>> Begin Source data

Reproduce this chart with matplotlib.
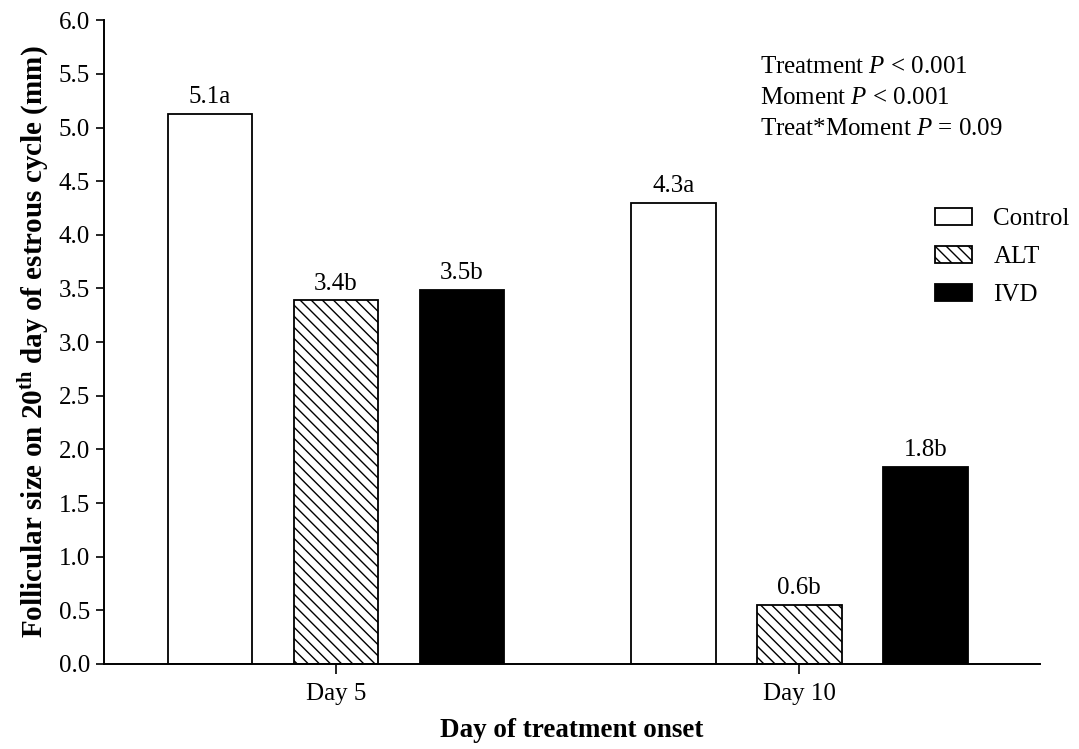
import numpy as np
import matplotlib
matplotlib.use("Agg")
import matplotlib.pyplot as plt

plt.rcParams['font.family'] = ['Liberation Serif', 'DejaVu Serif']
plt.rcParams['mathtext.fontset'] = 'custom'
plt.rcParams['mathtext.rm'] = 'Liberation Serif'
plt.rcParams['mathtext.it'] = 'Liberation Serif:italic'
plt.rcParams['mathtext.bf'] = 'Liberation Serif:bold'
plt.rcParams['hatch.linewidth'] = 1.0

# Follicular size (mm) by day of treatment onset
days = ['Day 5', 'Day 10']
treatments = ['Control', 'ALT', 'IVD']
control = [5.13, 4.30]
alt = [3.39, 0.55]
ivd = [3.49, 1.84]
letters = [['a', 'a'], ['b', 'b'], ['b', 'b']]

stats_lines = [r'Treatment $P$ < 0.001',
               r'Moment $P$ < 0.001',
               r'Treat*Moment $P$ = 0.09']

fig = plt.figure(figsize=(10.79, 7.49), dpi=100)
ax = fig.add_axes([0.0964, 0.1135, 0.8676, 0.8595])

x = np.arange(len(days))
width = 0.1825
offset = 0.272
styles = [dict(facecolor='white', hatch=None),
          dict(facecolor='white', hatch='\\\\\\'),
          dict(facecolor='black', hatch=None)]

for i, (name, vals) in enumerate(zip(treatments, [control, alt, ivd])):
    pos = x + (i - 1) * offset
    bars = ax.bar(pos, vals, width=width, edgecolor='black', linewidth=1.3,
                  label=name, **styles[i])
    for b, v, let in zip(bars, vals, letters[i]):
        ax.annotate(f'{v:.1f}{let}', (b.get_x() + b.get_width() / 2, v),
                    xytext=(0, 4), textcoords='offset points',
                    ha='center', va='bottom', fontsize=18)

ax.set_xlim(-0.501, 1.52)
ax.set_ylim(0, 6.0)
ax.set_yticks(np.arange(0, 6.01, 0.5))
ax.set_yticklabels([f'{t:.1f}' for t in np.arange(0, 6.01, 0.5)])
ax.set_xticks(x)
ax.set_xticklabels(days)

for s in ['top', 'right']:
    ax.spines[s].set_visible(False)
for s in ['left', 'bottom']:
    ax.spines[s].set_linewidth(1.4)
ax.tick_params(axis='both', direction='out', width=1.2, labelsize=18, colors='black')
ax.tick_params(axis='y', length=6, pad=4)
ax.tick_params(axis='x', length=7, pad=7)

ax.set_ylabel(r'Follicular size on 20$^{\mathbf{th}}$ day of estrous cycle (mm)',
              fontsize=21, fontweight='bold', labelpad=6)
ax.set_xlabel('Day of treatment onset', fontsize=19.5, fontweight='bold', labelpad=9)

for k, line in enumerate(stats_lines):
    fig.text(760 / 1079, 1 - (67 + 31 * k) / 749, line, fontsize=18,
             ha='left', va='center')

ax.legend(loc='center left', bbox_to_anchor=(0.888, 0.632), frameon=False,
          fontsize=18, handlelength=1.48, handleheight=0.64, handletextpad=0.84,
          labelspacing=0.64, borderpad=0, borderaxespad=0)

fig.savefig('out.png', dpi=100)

>> End Source data

_Task_. Give all the lines above again, character for character, without pictures.

_Full solution_.
Reproduce this chart with matplotlib.
import numpy as np
import matplotlib
matplotlib.use("Agg")
import matplotlib.pyplot as plt

plt.rcParams['font.family'] = ['Liberation Serif', 'DejaVu Serif']
plt.rcParams['mathtext.fontset'] = 'custom'
plt.rcParams['mathtext.rm'] = 'Liberation Serif'
plt.rcParams['mathtext.it'] = 'Liberation Serif:italic'
plt.rcParams['mathtext.bf'] = 'Liberation Serif:bold'
plt.rcParams['hatch.linewidth'] = 1.0

# Follicular size (mm) by day of treatment onset
days = ['Day 5', 'Day 10']
treatments = ['Control', 'ALT', 'IVD']
control = [5.13, 4.30]
alt = [3.39, 0.55]
ivd = [3.49, 1.84]
letters = [['a', 'a'], ['b', 'b'], ['b', 'b']]

stats_lines = [r'Treatment $P$ < 0.001',
               r'Moment $P$ < 0.001',
               r'Treat*Moment $P$ = 0.09']

fig = plt.figure(figsize=(10.79, 7.49), dpi=100)
ax = fig.add_axes([0.0964, 0.1135, 0.8676, 0.8595])

x = np.arange(len(days))
width = 0.1825
offset = 0.272
styles = [dict(facecolor='white', hatch=None),
          dict(facecolor='white', hatch='\\\\\\'),
          dict(facecolor='black', hatch=None)]

for i, (name, vals) in enumerate(zip(treatments, [control, alt, ivd])):
    pos = x + (i - 1) * offset
    bars = ax.bar(pos, vals, width=width, edgecolor='black', linewidth=1.3,
                  label=name, **styles[i])
    for b, v, let in zip(bars, vals, letters[i]):
        ax.annotate(f'{v:.1f}{let}', (b.get_x() + b.get_width() / 2, v),
                    xytext=(0, 4), textcoords='offset points',
                    ha='center', va='bottom', fontsize=18)

ax.set_xlim(-0.501, 1.52)
ax.set_ylim(0, 6.0)
ax.set_yticks(np.arange(0, 6.01, 0.5))
ax.set_yticklabels([f'{t:.1f}' for t in np.arange(0, 6.01, 0.5)])
ax.set_xticks(x)
ax.set_xticklabels(days)

for s in ['top', 'right']:
    ax.spines[s].set_visible(False)
for s in ['left', 'bottom']:
    ax.spines[s].set_linewidth(1.4)
ax.tick_params(axis='both', direction='out', width=1.2, labelsize=18, colors='black')
ax.tick_params(axis='y', length=6, pad=4)
ax.tick_params(axis='x', length=7, pad=7)

ax.set_ylabel(r'Follicular size on 20$^{\mathbf{th}}$ day of estrous cycle (mm)',
              fontsize=21, fontweight='bold', labelpad=6)
ax.set_xlabel('Day of treatment onset', fontsize=19.5, fontweight='bold', labelpad=9)

for k, line in enumerate(stats_lines):
    fig.text(760 / 1079, 1 - (67 + 31 * k) / 749, line, fontsize=18,
             ha='left', va='center')

ax.legend(loc='center left', bbox_to_anchor=(0.888, 0.632), frameon=False,
          fontsize=18, handlelength=1.48, handleheight=0.64, handletextpad=0.84,
          labelspacing=0.64, borderpad=0, borderaxespad=0)

fig.savefig('out.png', dpi=100)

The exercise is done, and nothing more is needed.